[Code that draws figures]
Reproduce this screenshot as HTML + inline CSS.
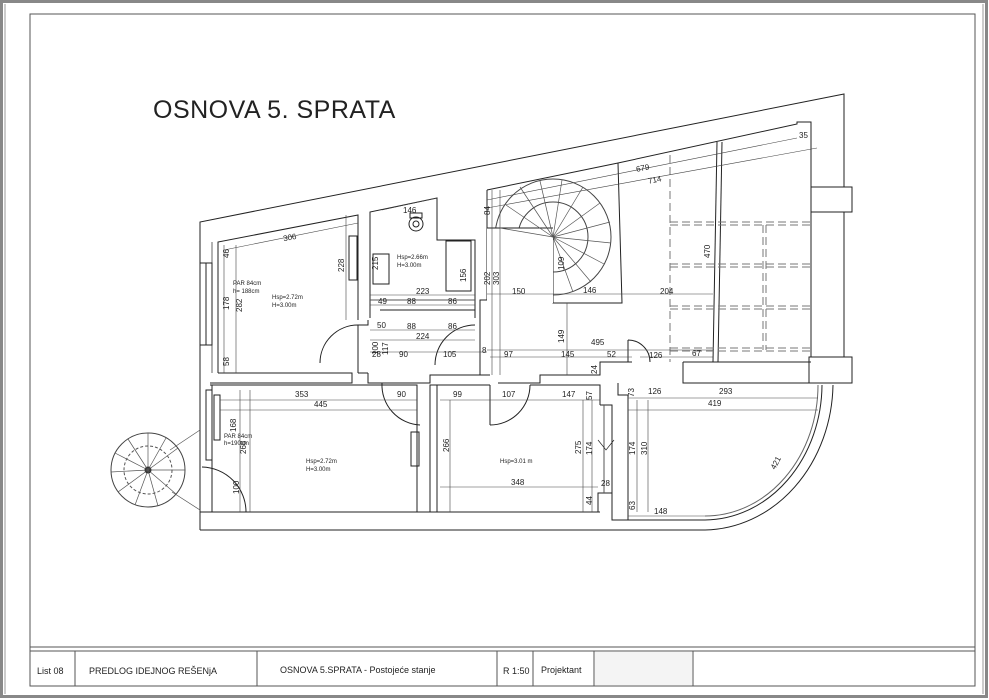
<!DOCTYPE html>
<html><head><meta charset="utf-8"><style>
html,body{margin:0;padding:0;background:#fff;}
svg{display:block;}
text{font-family:"Liberation Sans",sans-serif;fill:#222;}
.d{font-size:8px;}
.s{font-size:6px;}
</style></head><body>
<svg width="989" height="700" viewBox="0 0 989 700" xmlns="http://www.w3.org/2000/svg">
<rect x="1.5" y="1.5" width="985" height="695" fill="none" stroke="#888" stroke-width="3"/>
<line x1="5" y1="4" x2="5" y2="694" stroke="#999" stroke-width="1"/>
<line x1="983" y1="4" x2="983" y2="694" stroke="#999" stroke-width="1"/>
<rect x="30" y="14" width="945" height="672" fill="none" stroke="#555" stroke-width="1"/>
<line x1="30" y1="647" x2="975" y2="647" stroke="#555"/>
<line x1="30" y1="651" x2="975" y2="651" stroke="#555"/>
<g stroke="#555">
<line x1="75" y1="651" x2="75" y2="686"/><line x1="257" y1="651" x2="257" y2="686"/>
<line x1="497" y1="651" x2="497" y2="686"/><line x1="533" y1="651" x2="533" y2="686"/>
<line x1="594" y1="651" x2="594" y2="686"/><line x1="693" y1="651" x2="693" y2="686"/>
</g>
<rect x="595" y="652" width="97" height="33" fill="#f4f4f4"/>
<g font-size="9">
<text x="37" y="674">List 08</text>
<text x="89" y="674">PREDLOG IDEJNOG REŠENjA</text>
<text x="280" y="673">OSNOVA 5.SPRATA - Postojeće stanje</text>
<text x="503" y="674">R 1:50</text>
<text x="541" y="673">Projektant</text>
</g>
<text x="153" y="118" font-size="25" letter-spacing="0.5">OSNOVA 5. SPRATA</text>

<g fill="none" stroke="#222" stroke-width="1">
<!-- outer building -->
<polyline points="200,530 200,222 844,94 844,187"/>
<rect x="811" y="187" width="41" height="25"/>
<line x1="844" y1="212" x2="844" y2="357"/>
<rect x="809" y="357" width="43" height="26"/>
<!-- inner top walls -->
<polyline points="218,373 218,242 358,215 358,320"/>
<line x1="212" y1="242" x2="212" y2="373" stroke="#666"/>
<rect x="200" y="263" width="12" height="82"/>
<line x1="206" y1="263" x2="206" y2="345"/>
<polyline points="370,318 370,212 437,198 437,240 475,240 475,318"/>
<line x1="380" y1="310" x2="475" y2="310"/>
<line x1="370" y1="300" x2="475" y2="300" stroke="#555"/>
<rect x="373" y="254" width="16" height="30"/>
<rect x="446" y="241" width="25" height="50"/>
<circle cx="416" cy="224" r="7"/><circle cx="416" cy="224" r="3"/>
<rect x="410" y="213" width="12" height="5"/>
<rect x="349" y="236" width="8" height="44"/>
<polyline points="487,190 487,300 480,300 480,375"/>
<polyline points="487,190 618,163 797,124 797,122 811,122 811,357"/>
<polyline points="618,163 622,303 553,303 553,237"/>
<polyline points="717,142 713,362"/>
<polyline points="722,142 718,362"/>
<!-- corridor/bottom walls of top -->
<polyline points="218,373 352,373 352,383 210,383"/>
<polyline points="368,320 368,325 358,325"/>
<line x1="358" y1="325" x2="358" y2="373"/>
<line x1="358" y1="373" x2="368" y2="373"/>
<polyline points="368,373 368,383 430,383 430,375 490,375"/>
<polyline points="498,383 540,383 540,375 600,375 600,362 632,362"/>
<polyline points="683,362 811,362"/>
<polyline points="683,362 683,383 809,383"/>
<line x1="683" y1="383" x2="683" y2="362"/>
<!-- spiral top -->
<circle cx="553" cy="237" r="58" stroke="#444"/>
<circle cx="553" cy="237" r="35" stroke="#444"/>
<rect x="487" y="228" width="66" height="75" fill="#fff" stroke="none"/>
<line x1="487" y1="228" x2="553" y2="228"/>
<g stroke="#555" stroke-width="0.7">
<line x1="553" y1="237" x2="500" y2="228"/><line x1="553" y1="237" x2="506" y2="205"/>
<line x1="553" y1="237" x2="520" y2="187"/><line x1="553" y1="237" x2="540" y2="181"/>
<line x1="553" y1="237" x2="562" y2="180"/><line x1="553" y1="237" x2="583" y2="187"/>
<line x1="553" y1="237" x2="600" y2="203"/><line x1="553" y1="237" x2="610" y2="222"/>
<line x1="553" y1="237" x2="611" y2="243"/><line x1="553" y1="237" x2="604" y2="264"/>
<line x1="553" y1="237" x2="591" y2="282"/><line x1="553" y1="237" x2="573" y2="292"/>
</g>
<!-- dashed -->
<g stroke="#777" stroke-dasharray="8,4">
<line x1="670" y1="155" x2="670" y2="362"/>
<line x1="670" y1="222" x2="811" y2="222"/><line x1="670" y1="225" x2="811" y2="225"/>
<line x1="670" y1="264" x2="811" y2="264"/><line x1="670" y1="267" x2="811" y2="267"/>
<line x1="670" y1="306" x2="811" y2="306"/><line x1="670" y1="309" x2="811" y2="309"/>
<line x1="670" y1="348" x2="811" y2="348"/><line x1="670" y1="351" x2="811" y2="351"/>
<line x1="763" y1="225" x2="763" y2="350"/><line x1="766" y1="225" x2="766" y2="350"/>
</g>
<!-- doors top -->
<path d="M358,325 A38,38 0 0 0 320,363"/>
<path d="M475,325 A40,40 0 0 0 435,365"/>
<path d="M628,340 A22,22 0 0 1 650,362"/>
<line x1="628" y1="340" x2="628" y2="362"/>
<!-- lower section -->
<polyline points="210,385 417,385 417,512"/>
<line x1="212" y1="385" x2="212" y2="512"/>
<rect x="206" y="390" width="6" height="70"/>
<rect x="214" y="395" width="6" height="45"/>
<line x1="200" y1="512" x2="600" y2="512"/>
<line x1="200" y1="530" x2="705" y2="530"/>
<polyline points="430,512 430,385 490,385"/>
<polyline points="437,512 437,385"/>
<polyline points="530,385 600,385 600,405"/>
<rect x="411" y="432" width="8" height="34"/>
<polyline points="598,512 598,493 612,493 612,405 600,405"/>
<line x1="604" y1="405" x2="604" y2="493" stroke="#555"/>
<polyline points="618,383 618,395 628,395 628,520"/>
<polyline points="612,493 612,520 705,520"/>
<path d="M705,530 A130,148 0 0 0 833,385"/>
<path d="M705,520 A118,136 0 0 0 822,385"/>
<path d="M705,516 A113,131 0 0 0 818,385" stroke="#666"/>
<!-- doors lower -->
<path d="M382,383 A40,40 0 0 0 420,425"/>
<path d="M530,385 A40,40 0 0 1 490,425"/>
<line x1="490" y1="385" x2="490" y2="425"/>
<path d="M202,467 A45,45 0 0 1 246,512"/>
<polyline points="598,440 606,450 614,440" stroke-width="0.7"/>
<!-- spiral bottom left -->
<circle cx="148" cy="470" r="37" stroke="#444"/>
<circle cx="148" cy="470" r="24" stroke="#555" stroke-dasharray="3,2"/>
<circle cx="148" cy="470" r="3" fill="#222"/>
<g stroke="#555" stroke-width="0.7">
<line x1="148" y1="470" x2="148" y2="433"/><line x1="148" y1="470" x2="128" y2="439"/>
<line x1="148" y1="470" x2="115" y2="453"/><line x1="148" y1="470" x2="111" y2="472"/>
<line x1="148" y1="470" x2="118" y2="492"/><line x1="148" y1="470" x2="135" y2="505"/>
<line x1="148" y1="470" x2="158" y2="506"/><line x1="148" y1="470" x2="176" y2="494"/>
<line x1="148" y1="470" x2="185" y2="470"/><line x1="148" y1="470" x2="178" y2="448"/>
<line x1="148" y1="470" x2="166" y2="438"/>
<line x1="170" y1="450" x2="200" y2="430"/><line x1="172" y1="492" x2="200" y2="510"/>
</g>
</g>

<!-- dimension lines -->
<g stroke="#444" stroke-width="0.6" fill="none">
<line x1="224" y1="250" x2="358" y2="223"/>
<line x1="224" y1="245" x2="224" y2="373"/>
<line x1="236" y1="245" x2="236" y2="373"/>
<line x1="346" y1="215" x2="346" y2="320"/>
<line x1="382" y1="210" x2="437" y2="198"/>
<line x1="370" y1="295" x2="475" y2="295"/>
<line x1="370" y1="305" x2="475" y2="305"/>
<line x1="370" y1="330" x2="475" y2="330"/>
<line x1="370" y1="340" x2="475" y2="340"/>
<line x1="370" y1="352" x2="487" y2="352"/>
<line x1="490" y1="357" x2="632" y2="357"/>
<line x1="487" y1="350" x2="713" y2="350"/>
<line x1="487" y1="294" x2="713" y2="294"/>
<line x1="492" y1="190" x2="492" y2="375"/>
<line x1="500" y1="190" x2="500" y2="375"/>
<line x1="567" y1="303" x2="567" y2="375"/>
<line x1="487" y1="200" x2="797" y2="138"/>
<line x1="487" y1="208" x2="817" y2="148"/>
<line x1="640" y1="357" x2="713" y2="357"/>
<line x1="220" y1="400" x2="417" y2="400"/>
<line x1="220" y1="410" x2="417" y2="410"/>
<line x1="440" y1="400" x2="600" y2="400"/>
<line x1="628" y1="398" x2="818" y2="398"/>
<line x1="628" y1="410" x2="818" y2="410"/>
<line x1="240" y1="390" x2="240" y2="512"/>
<line x1="250" y1="390" x2="250" y2="512"/>
<line x1="450" y1="400" x2="450" y2="512"/>
<line x1="440" y1="487" x2="598" y2="487"/>
<line x1="583" y1="400" x2="583" y2="512"/>
<line x1="592" y1="400" x2="592" y2="512"/>
<line x1="637" y1="400" x2="637" y2="512"/>
<line x1="648" y1="400" x2="648" y2="512"/>
<line x1="628" y1="516" x2="705" y2="516"/>
</g>

<g class="d">
<text x="283" y="240" transform="rotate(-11 290 237)">306</text>
<text x="403" y="213">146</text>
<text x="636" y="171" transform="rotate(-11 641 168)">679</text>
<text x="648" y="183" transform="rotate(-11 652 180)">714</text>
<text x="799" y="138">35</text>
<text x="512" y="294">150</text>
<text x="583" y="293">146</text>
<text x="660" y="294">204</text>
<text x="416" y="294">223</text>
<text x="378" y="304">49</text>
<text x="407" y="304">88</text>
<text x="448" y="304">86</text>
<text x="377" y="328">50</text>
<text x="407" y="329">88</text>
<text x="448" y="329">86</text>
<text x="416" y="339">224</text>
<text x="372" y="357">28</text>
<text x="399" y="357">90</text>
<text x="443" y="357">105</text>
<text x="482" y="353">8</text>
<text x="504" y="357">97</text>
<text x="561" y="357">145</text>
<text x="607" y="357">52</text>
<text x="591" y="345">495</text>
<text x="649" y="358">126</text>
<text x="692" y="356">67</text>
<text x="295" y="397">353</text>
<text x="314" y="407">445</text>
<text x="397" y="397">90</text>
<text x="453" y="397">99</text>
<text x="502" y="397">107</text>
<text x="562" y="397">147</text>
<text x="648" y="394">126</text>
<text x="719" y="394">293</text>
<text x="708" y="406">419</text>
<text x="511" y="485">348</text>
<text x="601" y="486">28</text>
<text x="654" y="514">148</text>
</g>
<g class="d">
<text transform="translate(229,258) rotate(-90)">46</text>
<text transform="translate(344,272) rotate(-90)">228</text>
<text transform="translate(378,270) rotate(-90)">215</text>
<text transform="translate(490,215) rotate(-90)">84</text>
<text transform="translate(490,285) rotate(-90)">202</text>
<text transform="translate(499,285) rotate(-90)">303</text>
<text transform="translate(710,258) rotate(-90)">470</text>
<text transform="translate(564,270) rotate(-90)">109</text>
<text transform="translate(466,282) rotate(-90)">156</text>
<text transform="translate(229,310) rotate(-90)">178</text>
<text transform="translate(242,312) rotate(-90)">282</text>
<text transform="translate(378,355) rotate(-90)">100</text>
<text transform="translate(388,355) rotate(-90)">117</text>
<text transform="translate(229,366) rotate(-90)">58</text>
<text transform="translate(564,343) rotate(-90)">149</text>
<text transform="translate(597,374) rotate(-90)">24</text>
<text transform="translate(592,400) rotate(-90)">57</text>
<text transform="translate(634,397) rotate(-90)">73</text>
<text transform="translate(236,432) rotate(-90)">168</text>
<text transform="translate(246,454) rotate(-90)">268</text>
<text transform="translate(449,452) rotate(-90)">266</text>
<text transform="translate(581,454) rotate(-90)">275</text>
<text transform="translate(592,455) rotate(-90)">174</text>
<text transform="translate(635,455) rotate(-90)">174</text>
<text transform="translate(647,455) rotate(-90)">310</text>
<text transform="translate(239,494) rotate(-90)">100</text>
<text transform="translate(592,505) rotate(-90)">44</text>
<text transform="translate(635,510) rotate(-90)">63</text>
<text transform="translate(775,470) rotate(-62)">421</text>
</g>
<g class="s">
<text x="397" y="259">Hsp=2.66m</text><text x="397" y="267">H=3.00m</text>
<text x="233" y="285">PAR 84cm</text><text x="233" y="293">h= 188cm</text>
<text x="272" y="299">Hsp=2.72m</text><text x="272" y="307">H=3.00m</text>
<text x="224" y="438">PAR 84cm</text><text x="224" y="445">h=190cm</text>
<text x="306" y="463">Hsp=2.72m</text><text x="306" y="471">H=3.00m</text>
<text x="500" y="463">Hsp=3.01 m</text>
</g>
</svg>
</body></html>
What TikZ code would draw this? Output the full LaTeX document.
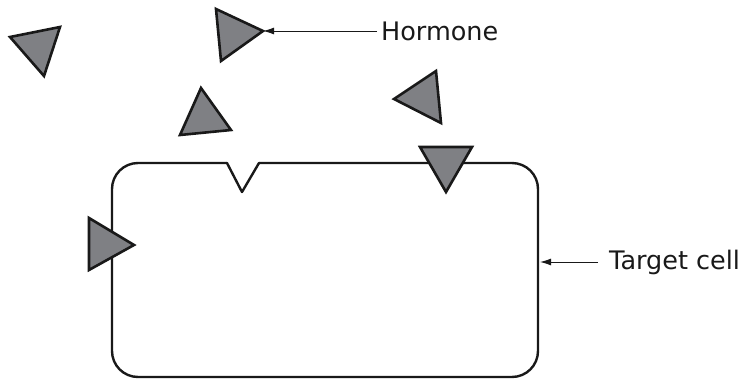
\documentclass[tikz,border=0pt]{standalone}
\usepackage{fontspec}
\setmainfont{DejaVu Sans}
\usetikzlibrary{arrows.meta}
\definecolor{hormonegray}{RGB}{127,128,132}
\tikzset{
    molecule/.style={draw=black!90, fill=hormonegray, line width=2.6pt, line join=miter},
    cellwall/.style={draw=black!90, line width=2.4pt, line cap=round, line join=round},
    pointer/.style={-{Latex[length=11pt,width=7pt]}, line width=1pt, black!90},
    caption/.style={font=\fontsize{25.5}{30}\selectfont, text=black!90, inner sep=0pt}
}
\begin{document}
\begin{tikzpicture}[x=1pt, y=-1pt]
        \useasboundingbox (0,0) rectangle (750,378);

        % Target cell with empty receptor notch
        \draw[cellwall] (259,163) [rounded corners=26] -- (538,163) -- (538,377) -- (112,377) -- (112,163) [sharp corners] -- (227,163);
        \draw[cellwall] (227,163) -- (242,192) -- (259,163);

        % Hormone molecules
        \draw[molecule] (10,37) -- (60,27) -- (44,76) -- cycle;
        \draw[molecule] (216,9) -- (263,31) -- (221,61) -- cycle;
        \coordinate (tip) at (263,31);
        \draw[molecule] (201,88) -- (231,130) -- (180,135) -- cycle;
        \draw[molecule] (436,71) -- (394,99) -- (441,123) -- cycle;

        % Bound hormones
        \draw[molecule] (420,147) -- (472,147) -- (446,192) -- cycle;
        \draw[molecule] (89,218) -- (134,245) -- (89,270) -- cycle;

        % Labels
        \node[caption, anchor=west] (hormone) at (381,31) {Hormone};
        \node[caption, anchor=west] (target) at (609,262) {Target cell};
        \coordinate (wall) at (540,262);

        \draw[pointer] (hormone.west) ++(-4,0) -- (tip);
        \draw[pointer] (target.west) ++(-11,0) -- (wall);
    \end{tikzpicture}
\end{document}
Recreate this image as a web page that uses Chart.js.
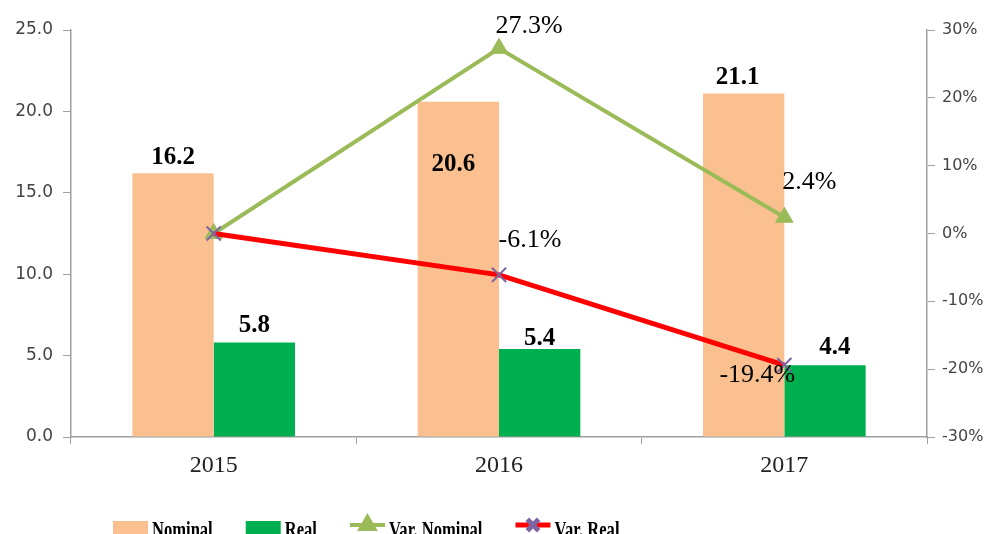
<!DOCTYPE html>
<html>
<head>
<meta charset="utf-8">
<script src="https://cdn.jsdelivr.net/npm/chart.js@4.4.1/dist/chart.umd.min.js"></script>
<style>
  html, body { margin: 0; padding: 0; background: #fff; overflow: hidden; }
</style>
</head>
<body>
<canvas id="chart" width="992" height="534"></canvas>
<script>
// ---------- Data ----------
const years = ["2015", "2016", "2017"];
const nominal = [16.2, 20.6, 21.1];
const real = [5.8, 5.4, 4.4];
const varNominal = [0, 27.3, 2.4];
const varReal = [0, -6.1, -19.4];
const leftTicks = [0, 5, 10, 15, 20, 25];
const rightTicks = [-30, -20, -10, 0, 10, 20, 30];

// label offsets from bar top / point (null = no label)
const labelOffsets = [
  [[0, -16], [-5, 63], [-6, -16]],
  [[0, -17], [0, -11], [10, -18]],
  [null, [30, -22], [25, -35]],
  [null, [31, -35], [-27, 10]],
];

const SERIF = "'Liberation Serif', 'Times New Roman', serif";
const SANS = "'DejaVu Sans', Verdana, sans-serif";
const AXIS = "#a0a0a0";

// ---------- Plugins ----------
const valueLabels = {
  id: "valueLabels",
  afterDatasetsDraw(chart) {
    const ctx = chart.ctx;
    ctx.save();
    ctx.textAlign = "center";
    ctx.textBaseline = "middle";
    ctx.fillStyle = "#000";
    chart.data.datasets.forEach((ds, i) => {
      const meta = chart.getDatasetMeta(i);
      const offs = labelOffsets[i];
      meta.data.forEach((el, j) => {
        if (!offs[j]) return;
        const isBar = ds.type === "bar";
        ctx.font = isBar ? "bold 25px " + SERIF : "26px " + SERIF;
        const txt = ds.data[j].toFixed(1) + (isBar ? "" : "%");
        ctx.fillText(txt, el.x + offs[j][0], el.y + offs[j][1]);
      });
    });
    ctx.restore();
  },
};

// legend sits at the bottom edge, partly cut off like the original
const bottomLegend = {
  id: "bottomLegend",
  afterDraw(chart) {
    const ctx = chart.ctx;
    const y = 525;
    const squeeze = 0.72;
    let x = 113;
    ctx.save();
    ctx.font = "bold 23px " + SERIF;
    ctx.textBaseline = "alphabetic";
    chart.data.datasets.forEach((ds) => {
      if (ds.type === "bar") {
        ctx.fillStyle = ds.backgroundColor;
        ctx.fillRect(x, 521, 35, 16);
      } else {
        ctx.strokeStyle = ds.borderColor;
        ctx.lineWidth = ds.borderWidth;
        ctx.beginPath();
        ctx.moveTo(x, y);
        ctx.lineTo(x + 35, y);
        ctx.stroke();
        ctx.fillStyle = ds.pointBackgroundColor;
        ctx.strokeStyle = ds.pointBorderColor;
        Chart.helpers.drawPoint(ctx, {
          pointStyle: ds.pointStyle,
          radius: 8,
          borderWidth: ds.pointBorderWidth,
          rotation: 0,
        }, x + 17.5, y);
      }
      ctx.fillStyle = "#000";
      const w = ctx.measureText(ds.label).width * squeeze;
      ctx.save();
      ctx.translate(x + 39, 537);
      ctx.scale(squeeze, 1);
      ctx.fillText(ds.label, 0, 0);
      ctx.restore();
      x += 39 + w + 33;
    });
    ctx.restore();
  },
};

// ---------- Chart ----------
new Chart(document.getElementById("chart"), {
  data: {
    labels: years,
    datasets: [
      {
        type: "bar",
        label: "Nominal",
        data: nominal,
        backgroundColor: "#fac090",
        yAxisID: "y",
        order: 2,
      },
      {
        type: "bar",
        label: "Real",
        data: real,
        backgroundColor: "#00b050",
        yAxisID: "y",
        order: 2,
      },
      {
        type: "line",
        label: "Var. Nominal",
        data: varNominal,
        borderColor: "#9bbb59",
        borderWidth: 4,
        pointStyle: "triangle",
        pointRadius: 10,
        pointBackgroundColor: "#9bbb59",
        pointBorderColor: "#9bbb59",
        pointBorderWidth: 1,
        yAxisID: "y1",
        order: 1,
      },
      {
        type: "line",
        label: "Var. Real",
        data: varReal,
        borderColor: "#ff0000",
        borderWidth: 5,
        pointStyle: "crossRot",
        pointRadius: 10,
        pointBackgroundColor: "#8064a2",
        pointBorderColor: "#8064a2",
        pointBorderWidth: 2,
        yAxisID: "y1",
        order: 0,
      },
    ],
  },
  options: {
    responsive: false,
    animation: false,
    devicePixelRatio: 1,
    layout: { padding: { top: 30, left: 0, right: 0, bottom: 0 } },
    datasets: { bar: { barPercentage: 1, categoryPercentage: 0.57 } },
    plugins: { legend: { display: false }, tooltip: { enabled: false } },
    scales: {
      x: {
        grid: { drawOnChartArea: false, tickLength: 7, color: AXIS },
        border: { color: AXIS, width: 1.5 },
        ticks: { font: { family: SERIF, size: 24 }, color: "#222", padding: 7 },
        afterFit(s) { s.height = 97; },
      },
      y: {
        position: "left",
        min: 0,
        max: 25,
        grid: { drawOnChartArea: false, tickLength: 8, color: AXIS },
        border: { color: AXIS, width: 1.5 },
        ticks: {
          font: { family: SANS, size: 17 },
          color: "#444",
          padding: 10,
          callback: (v) => Number(v).toFixed(1),
        },
        afterBuildTicks(s) { s.ticks = leftTicks.map((v) => ({ value: v })); },
        afterFit(s) { s.width = 71; },
      },
      y1: {
        position: "right",
        min: -30,
        max: 30,
        grid: { drawOnChartArea: false, tickLength: 8, color: AXIS },
        border: { color: AXIS, width: 1.5 },
        ticks: {
          font: { family: SANS, size: 16 },
          color: "#444",
          padding: 7,
          callback: (v) => v + "%",
        },
        afterBuildTicks(s) { s.ticks = rightTicks.map((v) => ({ value: v })); },
        afterFit(s) { s.width = 65; },
      },
    },
  },
  plugins: [valueLabels, bottomLegend],
});
</script>
</body>
</html>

* **WORK TO DO**
Go through the listing above and pull out each line containing the word "this".

* **SOLVED PROBLEM**
Reproduce this screenshot as HTML + inline CSS.
What TikZ code would draw this? Output the full LaTeX document.
Recreate this image as a web page that uses Chart.js.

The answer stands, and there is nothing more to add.